At Podolínec, the Mongols devastated the settlement and the area around it after some skirmishes with the local militia. At Stary Sącz, the siege lasted roughly a month without bringing any tangible results. The town was well stocked, with strong walls and a good garrison. Meanwhile, the Hungarian king had approved action against the Mongols, and tasked the noble George of Sóvár with leading the Hungarian expedition. His expeditionary force came up from Podolínec and Kežmarok, adding local Polish troops to their number on the way. The Hungarian-Polish force completely surprised a small Mongol army of 1,000 men and annihilated it at the Battle of Stary Sącz, killing the army's commander. This was the last major engagement of the invasion. Leszek mobilized the main Polish army in the meantime and sought to join it with George's Hungarians; recognizing that his remaining forces would be dispersed and outnumbered if they remained, Nogai regrouped his men and retreated from Poland with most of his army intact. He arrived back in Ruthenia in late January, 1288, where his soldiers plundered the villages of his vassals in Galicia.

==Aftermath==
Compared to the first two invasions, the raid of 1287–88 was short and much less devastating. The Mongols did not capture any significant cities or castles and lost a significant number of men.

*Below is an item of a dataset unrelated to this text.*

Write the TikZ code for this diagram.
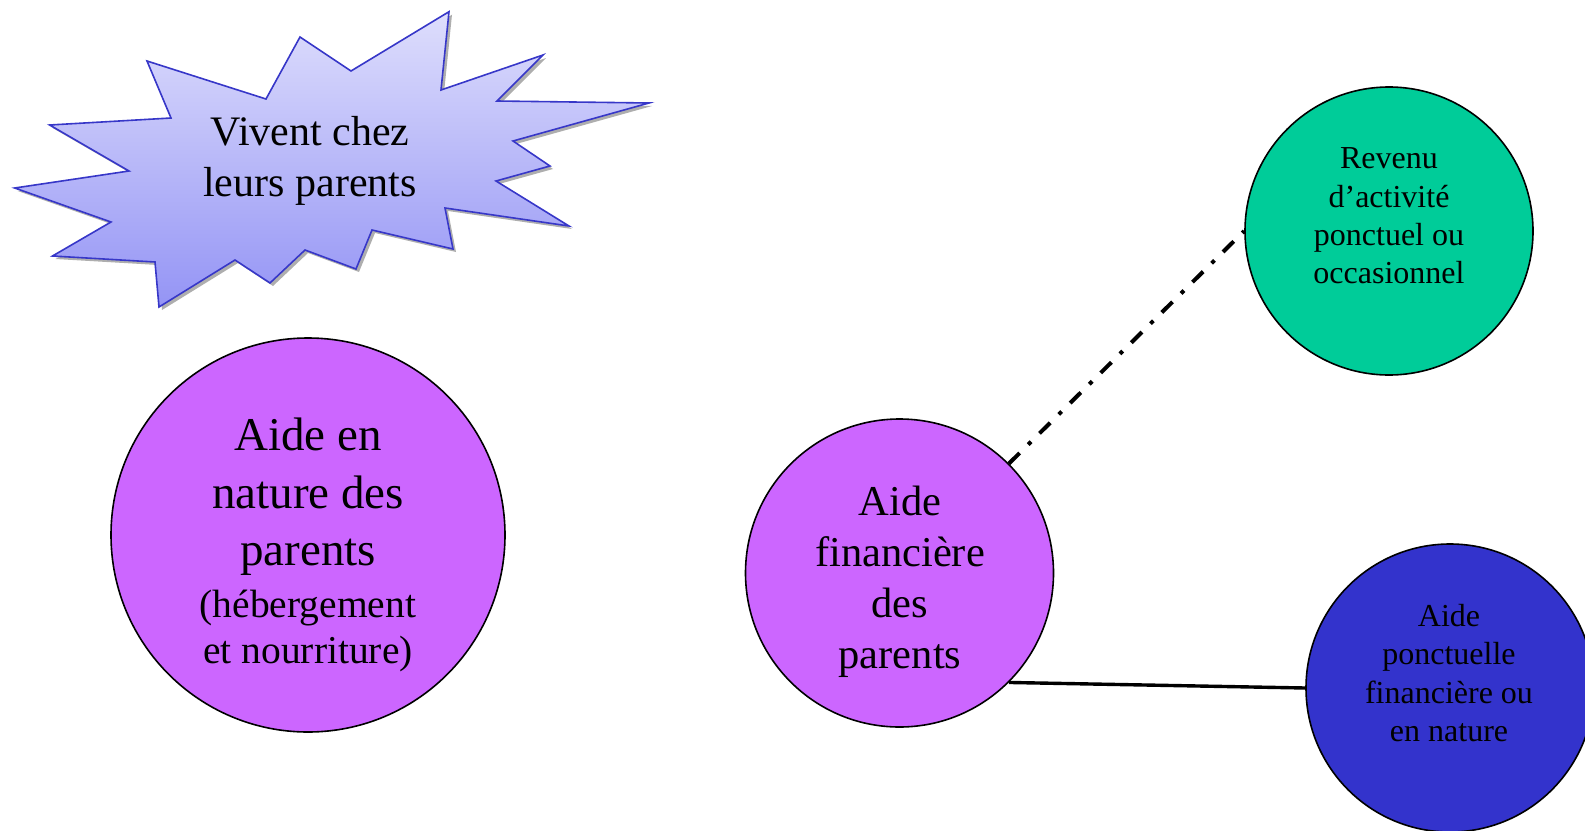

They also took fewer prisoners and less loot than in the previous invasions.

Polish historian Stefan Krakowski credits the relative failure of the Mongol invasion to two main causes. First, while 30,000 men was larger than the previous incursions into Poland, the rivalry between Talabuga and Nogai meant that the two columns didn't cooperate well, with the former withdrawing by the time the latter entered Poland. Second, the Poles' upgraded fortifications made their settlements much harder to take, which enabled Leszek and his nobles to put into action a simple three-stage defensive plan. The first stage was passive defense by garrisons (e.g. Sandomierz, Łysa Góra, Kraków, Tursko), the second was the fight against small Mongol detachments by local sallying forces, and the third stage was a counterblow of a large Hungarian-Polish army against the dispersed and reduced Mongols. This contrasted quite sharply with the first invasion. There the Mongols also dispersed their army into smaller units, but were able to easily take the poorly fortified settlements.

==Legacy==
The 1287–1288 campaign is commonly held to be the origin of Lajkonik, a folk figure and unofficial symbol of the city of Kraków. The (possibly apocryphal) story goes that a group of Poles discovered a Mongol camp outside the city walls of Kraków in December 1287 while the Mongols were besieging it, and launched a surprise raid in which several Mongol generals were killed, including the commander of the siege. The leader of the raid then wore the Mongol commander's richly decorated outfit back into the city.